TF-Lite Kernel component variants

When using CMSIS-Build the kernel variant is specified in the .cprj project file in the line:

    <component Cclass="Machine Learning" Cgroup="TensorFlow" Csub="Kernel" Cvariant="CMSIS-NN" Cvendor="tensorflow"/>

Following kernel variants are available:

  • CMSIS-NN
    Optimizes execution on Cortex-M devices by using mathematical functions from CMSIS-NN software library.
    Underlying implementations automatically utilize target-specific hardware extensions such as Helium (or MVE: M-Profile Vector Extensions) and SIMD (Single Instruction Multiple Data) and so maximize computing performance and reduce code footprint.
    For devices with MVE (such as Cortex-M55), there is additional configuration field Vector Extensions in the Options for Target..-Target dialog, that specifies MVE use in the project.

MVE configuration in uVision

  • Ethos-U
    (Not functional at this moment).

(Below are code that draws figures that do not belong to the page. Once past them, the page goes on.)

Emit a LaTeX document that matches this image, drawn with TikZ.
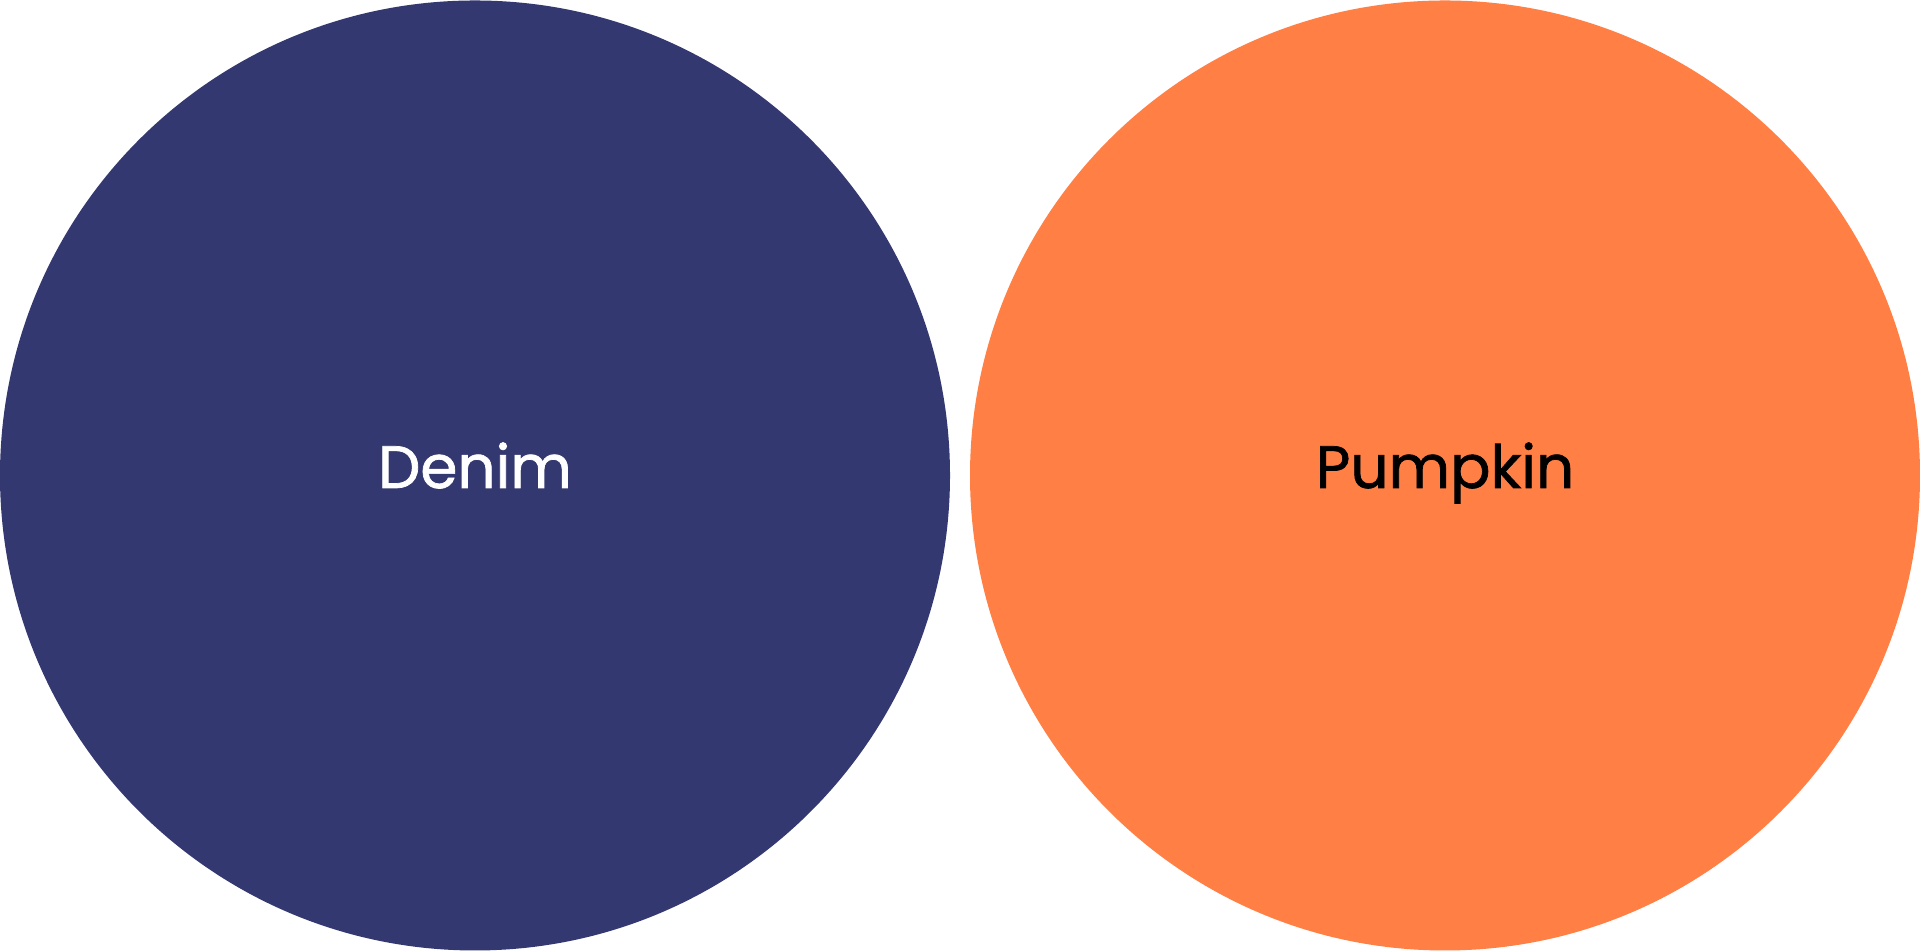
\documentclass[tikz,border=0pt]{standalone}
\usepackage{fontspec}
\setmainfont{Poppins}
\newfontfamily\medfont{Poppins}[FakeBold=1.2]
\definecolor{denim}{HTML}{343870}
\definecolor{pumpkin}{HTML}{FF7F45}
\tikzset{
  blob/.style={draw=none},
  lbl/.style={anchor=base, font=\medfont\fontsize{17}{20}\selectfont}
}
\begin{document}
\begin{tikzpicture}
                \useasboundingbox (0,0) rectangle (19.2,9.51);
                % Circles
                \fill[denim, blob] (4.75,4.755) circle (4.75);
                \fill[pumpkin, blob] (14.45,4.755) circle (4.75);
                % Labels
                \node[lbl, text=white] (denim) at (4.75,4.63) {Denim};
                \node[lbl, text=black] (pumpkin) at (14.45,4.63) {Pumpkin};
            \end{tikzpicture}
\end{document}
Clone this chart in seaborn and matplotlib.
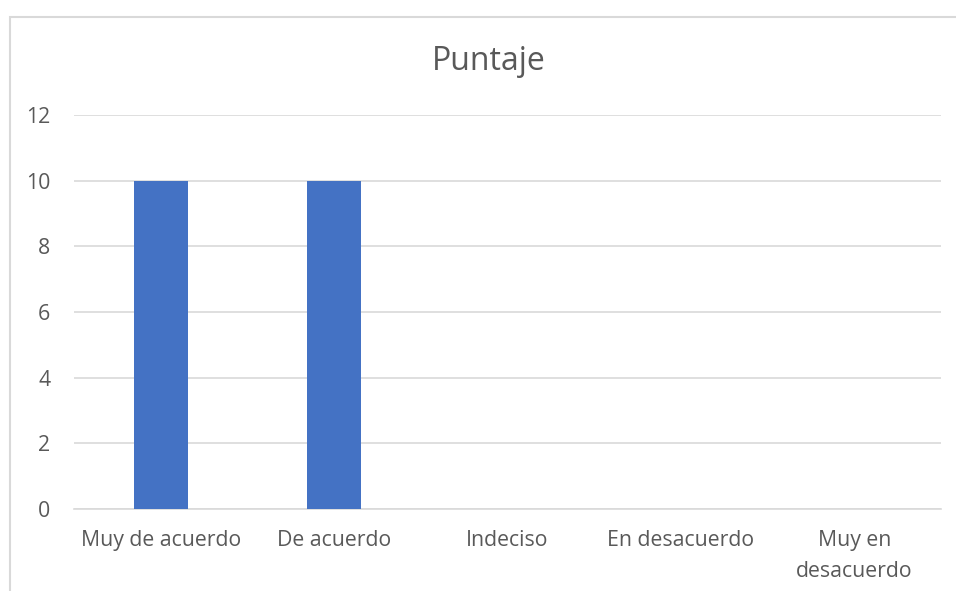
import matplotlib
matplotlib.use("Agg")
import matplotlib.pyplot as plt
import seaborn as sns
import pandas as pd
from matplotlib.patches import Rectangle

categories = ["Muy de acuerdo", "De acuerdo", "Indeciso", "En desacuerdo", "Muy en\ndesacuerdo"]
values = [10, 10, 0, 0, 0]
yticks = [0, 2, 4, 6, 8, 10, 12]
title = "Puntaje"

sns.set_theme(style="white")
plt.rcParams['font.family'] = ['Open Sans', 'DejaVu Sans']

W, H = 956, 591
fig = plt.figure(figsize=(W/100, H/100), dpi=100)
ax = fig.add_axes([74/W, 1-509/H, (941-74)/W, (509-115)/H])

df = pd.DataFrame({"cat": categories, "val": values})
sns.barplot(data=df, x="cat", y="val", color="#4472C4", saturation=1, width=0.31,
            linewidth=0, ax=ax, zorder=3)

ax.set_ylim(0, 12)
ax.set_xlim(-0.5, 4.5)
ax.set_yticks(yticks)
ax.set_yticklabels([str(t) for t in yticks])
ax.yaxis.grid(True, color="#D9D9D9", linewidth=1.2, zorder=0)
ax.set_axisbelow(True)
for s in ["top", "right", "left"]:
    ax.spines[s].set_visible(False)
ax.spines["bottom"].set_color("#D9D9D9")
ax.spines["bottom"].set_linewidth(1.2)
ax.set_xlabel("")
ax.set_ylabel("")
ax.tick_params(axis="both", length=0, labelsize=15.3, labelcolor="#595959")
ax.tick_params(axis="x", pad=15)
ax.tick_params(axis="y", pad=17)
for lbl in ax.get_xticklabels():
    lbl.set_linespacing(1.65)

fig.text(489/W, 1-61/H, title, ha="center", va="center", fontsize=23, color="#595959")

fig.patches.append(Rectangle((9.5/W, -0.05), 1.2, 1-16.5/H+0.05, transform=fig.transFigure,
                             fill=False, edgecolor="#D9D9D9", linewidth=1.5))

fig.savefig("out.png", dpi=100)
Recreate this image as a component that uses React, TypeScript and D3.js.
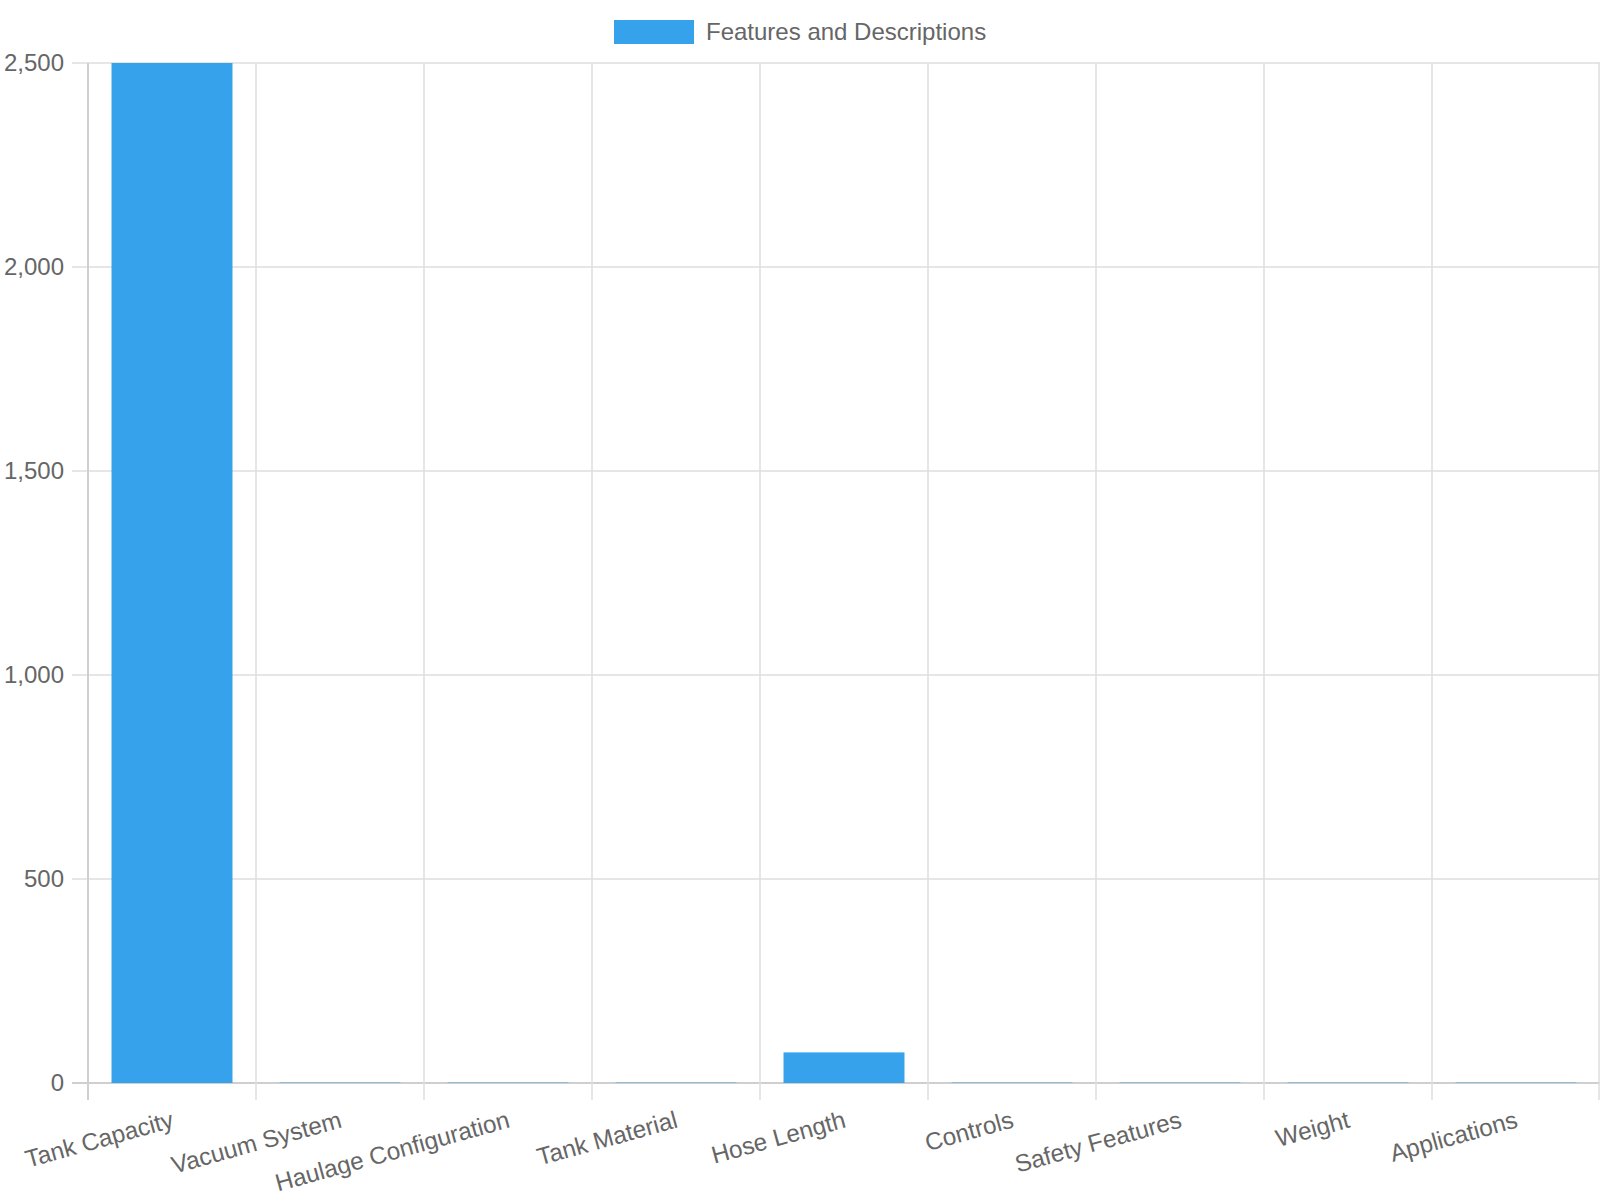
import * as d3 from "d3";

const categories = [
  "Tank Capacity",
  "Vacuum System",
  "Haulage Configuration",
  "Tank Material",
  "Hose Length",
  "Controls",
  "Safety Features",
  "Weight",
  "Applications",
];
const values = [2500, 1, 1, 1, 75, 1, 1, 1, 1];
const yTicks = [0, 500, 1000, 1500, 2000, 2500];
const seriesName = "Features and Descriptions";

const width = 1600;
const height = 1200;
const left = 88;
const right = 1600;
const top = 63;
const bottom = 1083;
const blue = "#36A2EB";
const grid = "#dedede";
const font = "'Liberation Sans', Arial, sans-serif";

export default function App() {
  const x = d3.scaleBand().domain(categories).range([left, right]).padding(0);
  const y = d3.scaleLinear().domain([0, 2500]).range([bottom, top]);
  const fmt = d3.format(",");
  const barW = x.bandwidth() * 0.72;
  const edges = categories.map((c) => x(c) as number).concat([right - 1]);

  return (
    <svg
      width={width}
      height={height}
      style={{ position: "absolute", left: 0, top: 0, background: "#fff" }}
      fontFamily={font}
    >
      {/* legend */}
      <rect x={614} y={20} width={80} height={24} fill={blue} />
      <text x={706} y={32} dy="0.35em" fontSize={24} fill="#666">
        {seriesName}
      </text>

      {/* horizontal grid */}
      {yTicks.map((t) => (
        <g key={t}>
          <line x1={72} x2={right} y1={y(t)} y2={y(t)} stroke={t === 0 ? "#cfcfcf" : grid} strokeWidth={t === 0 ? 2 : 1.5} />
          <text x={64} y={y(t)} dy="0.35em" textAnchor="end" fontSize={24} fill="#666">
            {fmt(t)}
          </text>
        </g>
      ))}

      {/* vertical grid */}
      {edges.map((e, i) => (
        <line key={i} x1={e} x2={e} y1={top} y2={1100} stroke={i === 0 ? "#cfcfcf" : grid} strokeWidth={i === 0 ? 2 : 1.5} />
      ))}

      {/* bars */}
      {categories.map((c, i) => {
        const cx = (x(c) as number) + x.bandwidth() / 2;
        return (
          <rect
            key={c}
            x={cx - barW / 2}
            y={y(values[i])}
            width={barW}
            height={bottom - y(values[i])}
            fill={blue}
          />
        );
      })}

      {/* x labels */}
      {categories.map((c) => {
        const cx = (x(c) as number) + x.bandwidth() / 2;
        return (
          <text
            key={c}
            transform={`translate(${cx + 3},${1127}) rotate(-15.5)`}
            textAnchor="end"
            fontSize={24.3}
            fill="#666"
          >
            {c}
          </text>
        );
      })}
    </svg>
  );
}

Uses implementation optimized for Arm Ethos-U NPUs.

  • Reference
    Target-independent software implementation is used. Fallback solution for operations that cannot be optimized for target hardware.

Performance measurement with Event Statistics

File ./micro_speech/src/main_functions.cc in the repository example contains Event Statistics annotations that allow to measure performance of ML algorithms in different configurations. This currently works only in setup with Keil MDK. This video demonstrates program execution including the views into Event Statistics.

There are three events defined:

  • Event C0: signal processing part that creates a spectrogram from the current data slice.

  • Event C1: ML inference algorithm for the created spectrogram. Most compute-intensive part.

  • Event C2: Verifies if a keyword was detected.

After executing the program with different TF-Lite kernel variants it can be observed that implementations optimized for Arm hardware extensions achieve significantly better performance for ML inference (C1 measurement), but also have shorter times for signal processing (C0 event).